People forget (that) for 15 years after the implosion of the Soviet Union, which happened in ‘91, the United States and the West had a really good relationship with the Soviet Union first, and then with Russia, under both Yeltsin and Putin – (for) 10 years under Yeltsin and five years under Putin, we had good relations. And then I think Putin got in domestic political trouble. And he needed a whipping boy, and the whipping boy was the United States and NATO. It started after about five years of Russia working with us, even associate membership in NATO, and all that. One of the most important accomplishments, in my view, of (41’s) presidency, was that he understood not to dance on the ruins of the Berlin Wall. He got a lot of grief from the country, and the political people, particularly writers and so forth, for not being more emotional about the collapse of communism. But he knew that we still had a lot of things to do with Gorbachev and his foreign minister Eduard Shevardnadze, and he just wasn't going to dance on the ruins of the wall. He was knowledgeable enough to know that.

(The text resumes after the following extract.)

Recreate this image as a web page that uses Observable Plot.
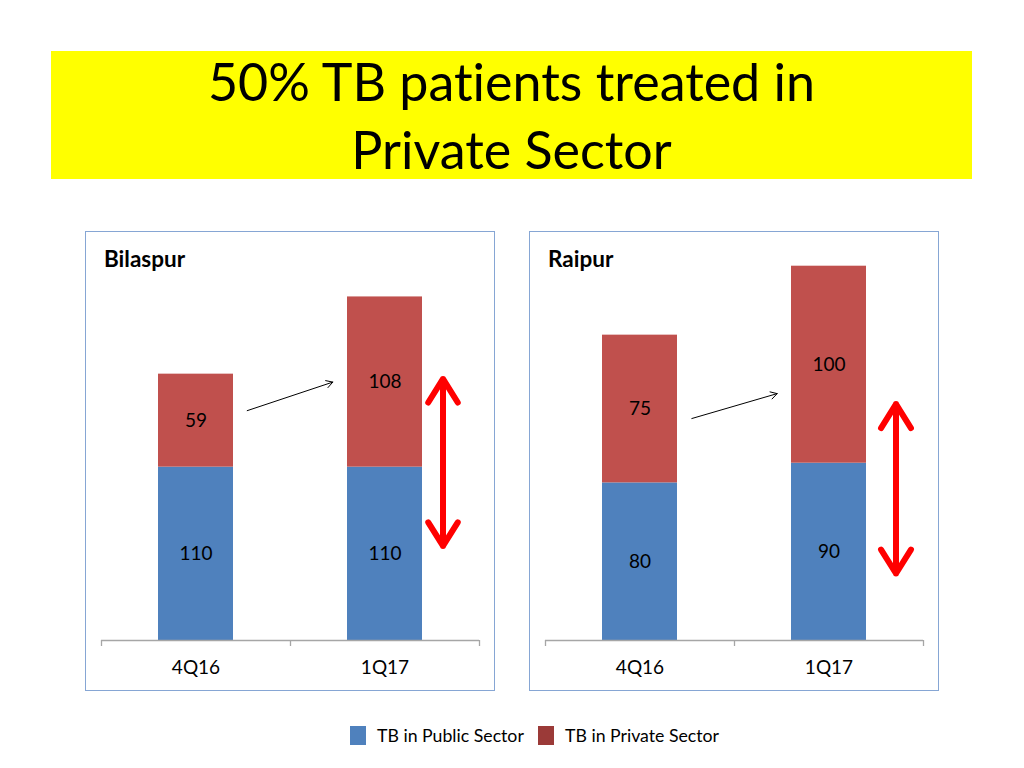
<!DOCTYPE html>
<html>
<head>
<meta charset="utf-8">
<script src="https://cdn.jsdelivr.net/npm/d3@7"></script>
<script src="https://cdn.jsdelivr.net/npm/@observablehq/plot@0.6"></script>
<style>
  html, body { margin: 0; padding: 0; background: #fff; }
  body { width: 1024px; height: 768px; position: relative; overflow: hidden; font-family: Lato, "Open Sans", sans-serif; font-variant-ligatures: none; }
  #title { position: absolute; left: 51px; top: 51px; width: 921px; height: 128px; background: #FFFF00;
           text-align: center; font-size: 52px; line-height: 68px; color: #000; }
  #title div { position: relative; top: -4px; }
  .panel { position: absolute; top: 231px; width: 408px; height: 458px; border: 1px solid #86A6D4; background: #fff; }
  .panel .ptitle { position: absolute; left: 18px; top: 13px; font-size: 22.5px; font-weight: bold; color: #000; z-index: 2; }
  .panel svg { position: absolute; left: 0; top: 0; }
  #legend { position: absolute; top: 724px; left: 0; width: 1024px; height: 22px; font-size: 17.7px; color: #000; }
  .lg { position: absolute; top: 0; display: flex; align-items: center; height: 22px; }
  .sw { width: 16px; height: 19px; margin-right: 11px; }
</style>
</head>
<body>
<div id="title"><div>50% TB patients treated in<br>Private Sector</div></div>
<div class="panel" id="p1" style="left:85px"><div class="ptitle">Bilaspur</div></div>
<div class="panel" id="p2" style="left:529px"><div class="ptitle">Raipur</div></div>
<div id="legend"></div>
<script>
// ---- data ----
const quarters = ["4Q16", "1Q17"];
const seriesNames = ["TB in Public Sector", "TB in Private Sector"];
const bilaspurPublic = [110, 110];
const bilaspurPrivate = [59, 108];
const raipurPublic = [80, 90];
const raipurPrivate = [75, 100];
const bilaspurYMax = 250;
const raipurYMax = 200;
// annotation arrows (data units)
const bilaspurTrend = [{x1: "4Q16", y1: 135, x2: "1Q17", y2: 175}];
const raipurTrend = [{x1: "4Q16", y1: 105, x2: "1Q17", y2: 133}];
const bilaspurSpan = [60, 166]; // red double arrow ends
const raipurSpan = [34, 120];

const colors = {"TB in Public Sector": "#4F81BD", "TB in Private Sector": "#C0504D"};
const legendColors = {"TB in Public Sector": "#4F81BD", "TB in Private Sector": "#9B3A38"};

function makeTable(pub, priv) {
  const rows = [];
  quarters.forEach((q, i) => {
    rows.push({q, series: seriesNames[0], value: pub[i], y1: 0, y2: pub[i]});
    rows.push({q, series: seriesNames[1], value: priv[i], y1: pub[i], y2: pub[i] + priv[i]});
  });
  return rows;
}

function chart(pub, priv, ymax, trend, span, spanDx, trendInsets) {
  const rows = makeTable(pub, priv);
  const mid = (span[0] + span[1]) / 2;
  const spanArrows = [{y1: mid, y2: span[1]}, {y1: mid, y2: span[0]}];
  return Plot.plot({
    width: 408, height: 458,
    marginLeft: 15, marginRight: 15, marginTop: 14, marginBottom: 50,
    style: {fontFamily: "Lato, 'Open Sans', sans-serif", background: "transparent"},
    x: {domain: quarters, padding: 0, axis: null},
    y: {domain: [0, ymax], axis: null},
    marks: [
      Plot.rectY(rows, {x: "q", y1: "y1", y2: "y2", fill: d => colors[d.series], insetLeft: 57, insetRight: 57}),
      Plot.text(rows, {x: "q", y: d => (d.y1 + d.y2) / 2, text: d => String(d.value), fontSize: 19, fill: "#000"}),
      Plot.ruleY([0], {stroke: "#A6A6A6", strokeWidth: 1.3}),
      Plot.ruleX(quarters, {x: d => d, y1: 0, y2: 0, dx: -94.5, stroke: "#A6A6A6", strokeWidth: 1.3, insetBottom: -6}),
      Plot.ruleX(quarters.slice(-1), {x: d => d, y1: 0, y2: 0, dx: 94.5, stroke: "#A6A6A6", strokeWidth: 1.3, insetBottom: -6}),
      Plot.axisX({tickSize: 0, tickPadding: 20, fontSize: 19, label: null}),
      Plot.arrow(trend, {x1: "x1", y1: "y1", x2: "x2", y2: "y2", stroke: "#000", strokeWidth: 1,
        headLength: 11, insetStart: trendInsets[0], insetEnd: trendInsets[1]}),
      Plot.arrow(spanArrows, {x1: () => quarters[1], x2: () => quarters[1], y1: "y1", y2: "y2", dx: spanDx,
        stroke: "#FF0000", strokeWidth: 6, headLength: 24, headAngle: 64, strokeLinecap: "round"})
    ]
  });
}

document.getElementById("p1").appendChild(chart(bilaspurPublic, bilaspurPrivate, bilaspurYMax, bilaspurTrend, bilaspurSpan, 58, [54, 55]));
document.getElementById("p2").appendChild(chart(raipurPublic, raipurPrivate, raipurYMax, raipurTrend, raipurSpan, 67, [54, 54]));

// legend
const legend = document.getElementById("legend");
const legendX = [350, 538];
seriesNames.forEach((s, i) => {
  const item = document.createElement("div");
  item.className = "lg";
  item.style.left = legendX[i] + "px";
  item.innerHTML = `<div class="sw" style="background:${legendColors[s]}"></div><span>${s}</span>`;
  legend.appendChild(item);
});
</script>
</body>
</html>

I had an event in Washington two weeks ago and had a good visit with Tony Blinken, whom I like a lot. I think he could project strength a bit more, but they have done a pretty good job of walking the fine line between helping Ukraine and not triggering a broader conflict. They’ve got to be careful about how they do that. They may have been a little bit over careful. Finally, now it looks like we're going to have another $800 billion lethal equipment assistance package. We need to provide the Ukrainians with the means necessary to defend themselves, but we don't need another land war way across the ocean. And so, I think they're doing a reasonably good job on that. I think we've been very slow.  The Europeans, believe it or not, are leading. And that never happened when we were there. I'm sure it didn't happen when 43 was there.

Q: I have to ask about the recount. You were sent to Florida in 2000. How'd you approach that task when you showed up in Tallahassee, Florida? And talk about what you saw in President Bush 43’s leadership?

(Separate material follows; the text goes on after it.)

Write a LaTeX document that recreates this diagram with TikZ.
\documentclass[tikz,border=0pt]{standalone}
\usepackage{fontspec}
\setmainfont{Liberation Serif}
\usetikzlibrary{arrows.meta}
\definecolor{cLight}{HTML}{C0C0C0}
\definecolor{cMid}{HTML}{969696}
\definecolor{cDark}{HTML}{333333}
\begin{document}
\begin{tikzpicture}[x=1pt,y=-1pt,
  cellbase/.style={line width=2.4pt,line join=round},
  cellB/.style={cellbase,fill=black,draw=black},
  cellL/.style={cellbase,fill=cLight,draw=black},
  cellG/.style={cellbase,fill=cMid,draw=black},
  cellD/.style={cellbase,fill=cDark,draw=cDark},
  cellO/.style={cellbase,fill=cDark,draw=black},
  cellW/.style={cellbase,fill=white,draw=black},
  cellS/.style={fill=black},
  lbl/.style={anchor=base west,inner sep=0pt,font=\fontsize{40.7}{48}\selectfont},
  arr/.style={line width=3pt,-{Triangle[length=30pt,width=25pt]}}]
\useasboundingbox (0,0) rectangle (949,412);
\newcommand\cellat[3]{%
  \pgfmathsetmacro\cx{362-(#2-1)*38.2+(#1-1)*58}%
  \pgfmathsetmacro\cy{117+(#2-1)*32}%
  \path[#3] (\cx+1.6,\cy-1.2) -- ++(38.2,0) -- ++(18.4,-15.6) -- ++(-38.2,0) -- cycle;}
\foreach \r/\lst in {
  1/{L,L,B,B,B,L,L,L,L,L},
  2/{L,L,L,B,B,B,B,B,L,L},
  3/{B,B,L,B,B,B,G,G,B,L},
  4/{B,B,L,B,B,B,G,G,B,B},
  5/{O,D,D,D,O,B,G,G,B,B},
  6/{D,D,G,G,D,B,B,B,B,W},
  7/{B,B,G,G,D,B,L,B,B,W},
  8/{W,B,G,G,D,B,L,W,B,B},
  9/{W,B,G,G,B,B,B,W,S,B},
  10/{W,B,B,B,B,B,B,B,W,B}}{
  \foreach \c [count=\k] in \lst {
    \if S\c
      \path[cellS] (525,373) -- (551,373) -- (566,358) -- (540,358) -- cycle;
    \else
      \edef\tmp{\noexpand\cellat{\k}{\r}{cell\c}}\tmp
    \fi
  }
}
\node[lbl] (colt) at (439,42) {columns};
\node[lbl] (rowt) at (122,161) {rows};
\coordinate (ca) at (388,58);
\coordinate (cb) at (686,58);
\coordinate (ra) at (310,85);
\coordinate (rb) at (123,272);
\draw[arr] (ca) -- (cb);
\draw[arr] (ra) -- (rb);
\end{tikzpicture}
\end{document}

When I got in Tallahassee, we didn't have any big people, we didn't have any troops on the ground. We had six Republican lawyers at the Florida Republican Party headquarters. That was it. I tell people that I formed the best and biggest law firm in the United States over those 34 days. We got good people from a lot of places. And we got really strong support from the governor and from Cheney as the Vice Presidential nominee. And, we were fortunate enough to win. I used to walk down the street and people would come up to me and say, “thank you for what you've done for the country.” I’d say, that's very nice of you. Thank you. I was the last Cold War Secretary of State. “No, no. I'm talking about what you did in Florida.” I got a lot of that.

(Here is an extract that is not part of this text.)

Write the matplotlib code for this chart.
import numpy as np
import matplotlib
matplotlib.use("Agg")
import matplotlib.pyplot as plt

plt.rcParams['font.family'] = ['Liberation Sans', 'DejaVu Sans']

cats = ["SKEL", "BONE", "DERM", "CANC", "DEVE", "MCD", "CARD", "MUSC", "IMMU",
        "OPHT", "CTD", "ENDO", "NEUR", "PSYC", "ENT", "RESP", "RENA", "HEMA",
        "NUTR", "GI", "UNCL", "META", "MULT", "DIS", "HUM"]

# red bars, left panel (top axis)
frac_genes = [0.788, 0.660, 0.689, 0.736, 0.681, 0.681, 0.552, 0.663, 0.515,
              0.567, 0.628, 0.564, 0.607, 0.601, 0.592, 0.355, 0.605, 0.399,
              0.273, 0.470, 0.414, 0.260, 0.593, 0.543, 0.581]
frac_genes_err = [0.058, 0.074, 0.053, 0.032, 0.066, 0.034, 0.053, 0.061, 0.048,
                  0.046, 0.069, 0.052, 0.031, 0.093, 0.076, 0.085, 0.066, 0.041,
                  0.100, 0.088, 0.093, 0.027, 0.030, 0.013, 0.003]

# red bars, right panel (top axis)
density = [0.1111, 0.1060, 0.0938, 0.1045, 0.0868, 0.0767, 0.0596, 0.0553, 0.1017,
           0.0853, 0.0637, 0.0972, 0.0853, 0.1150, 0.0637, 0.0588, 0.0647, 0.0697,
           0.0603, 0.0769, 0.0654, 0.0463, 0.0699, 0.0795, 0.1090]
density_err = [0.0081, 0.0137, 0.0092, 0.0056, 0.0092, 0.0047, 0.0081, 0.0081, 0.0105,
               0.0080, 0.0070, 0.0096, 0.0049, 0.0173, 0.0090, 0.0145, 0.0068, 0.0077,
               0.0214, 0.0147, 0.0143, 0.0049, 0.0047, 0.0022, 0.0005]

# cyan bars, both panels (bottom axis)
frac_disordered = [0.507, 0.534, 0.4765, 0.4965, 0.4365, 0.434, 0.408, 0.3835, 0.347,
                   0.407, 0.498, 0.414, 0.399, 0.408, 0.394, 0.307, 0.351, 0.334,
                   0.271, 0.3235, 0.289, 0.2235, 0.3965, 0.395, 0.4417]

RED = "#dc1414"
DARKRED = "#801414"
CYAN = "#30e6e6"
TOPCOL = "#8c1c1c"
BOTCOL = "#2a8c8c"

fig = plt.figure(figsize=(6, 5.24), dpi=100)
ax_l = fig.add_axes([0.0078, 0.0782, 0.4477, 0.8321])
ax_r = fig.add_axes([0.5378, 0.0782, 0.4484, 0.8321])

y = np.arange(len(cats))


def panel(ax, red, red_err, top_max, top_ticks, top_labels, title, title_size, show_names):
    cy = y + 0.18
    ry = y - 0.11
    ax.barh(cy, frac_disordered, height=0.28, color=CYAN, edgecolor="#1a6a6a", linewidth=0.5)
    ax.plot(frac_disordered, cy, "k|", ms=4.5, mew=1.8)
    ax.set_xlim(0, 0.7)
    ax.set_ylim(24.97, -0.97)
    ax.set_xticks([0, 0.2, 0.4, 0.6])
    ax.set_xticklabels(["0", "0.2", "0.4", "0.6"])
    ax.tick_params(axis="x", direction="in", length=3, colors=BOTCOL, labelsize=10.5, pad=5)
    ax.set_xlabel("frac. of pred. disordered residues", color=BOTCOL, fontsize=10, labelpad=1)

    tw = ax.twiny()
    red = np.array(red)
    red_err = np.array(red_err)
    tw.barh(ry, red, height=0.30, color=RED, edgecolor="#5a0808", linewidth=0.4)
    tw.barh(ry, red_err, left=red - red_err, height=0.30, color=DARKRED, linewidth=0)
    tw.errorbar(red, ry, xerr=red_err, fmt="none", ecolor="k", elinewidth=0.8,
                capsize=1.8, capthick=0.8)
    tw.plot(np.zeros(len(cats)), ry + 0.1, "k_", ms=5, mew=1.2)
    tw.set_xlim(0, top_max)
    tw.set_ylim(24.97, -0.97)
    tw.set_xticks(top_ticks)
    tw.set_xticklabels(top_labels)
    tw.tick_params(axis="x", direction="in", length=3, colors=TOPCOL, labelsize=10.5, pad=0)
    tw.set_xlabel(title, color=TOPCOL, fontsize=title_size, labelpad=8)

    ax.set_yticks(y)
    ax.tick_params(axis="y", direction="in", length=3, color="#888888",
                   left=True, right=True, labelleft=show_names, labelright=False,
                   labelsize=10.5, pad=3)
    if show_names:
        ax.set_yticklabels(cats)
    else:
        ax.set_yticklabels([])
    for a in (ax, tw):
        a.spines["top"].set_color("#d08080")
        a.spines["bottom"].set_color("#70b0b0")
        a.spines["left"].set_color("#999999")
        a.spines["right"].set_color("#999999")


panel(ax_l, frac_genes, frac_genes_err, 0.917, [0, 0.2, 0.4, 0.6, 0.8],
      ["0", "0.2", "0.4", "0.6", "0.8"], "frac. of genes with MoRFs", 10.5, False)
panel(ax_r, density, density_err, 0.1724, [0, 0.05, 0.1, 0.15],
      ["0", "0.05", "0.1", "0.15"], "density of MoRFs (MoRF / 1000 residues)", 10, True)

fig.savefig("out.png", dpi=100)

I've never known anybody that brought the country together in a bigger or better way than he did in the aftermath of 9/11. That's leadership. His efforts for justice, equality is leadership, the Millennium Challenge, the No Child Left Behind. All of that are great examples of leadership. I also think that 43 has handled his post presidency perfectly. You don't see him out there as a talking head or criticizing his former opposite. That's, that's really the best way for a former president, my view, and he's done a superlative job of that. And look at the work you're doing here. For the for the less fortunate in Africa. Leadership is nothing more than knowing what to do and doing it. And that's 43. There's also his Daddy. They both knew what to do. And 43 is excellent at the second part of that, which is doing it, that's the hard part.

BONUS QUESTION: I want to end on it on a fun question and know a little bit more about football games between the Baker boys and the Bush boys. What were those like?

Some people used to say that W was an in-your-face kind of guy. Well, let me tell you something. On the gridiron on Green Tree Road at the end, just in front of the bayou where the Bush boys would play the Baker boys on Thanksgiving in the Turkey Bowl, he was the star of the game. He was he was the toughest guy out there, too.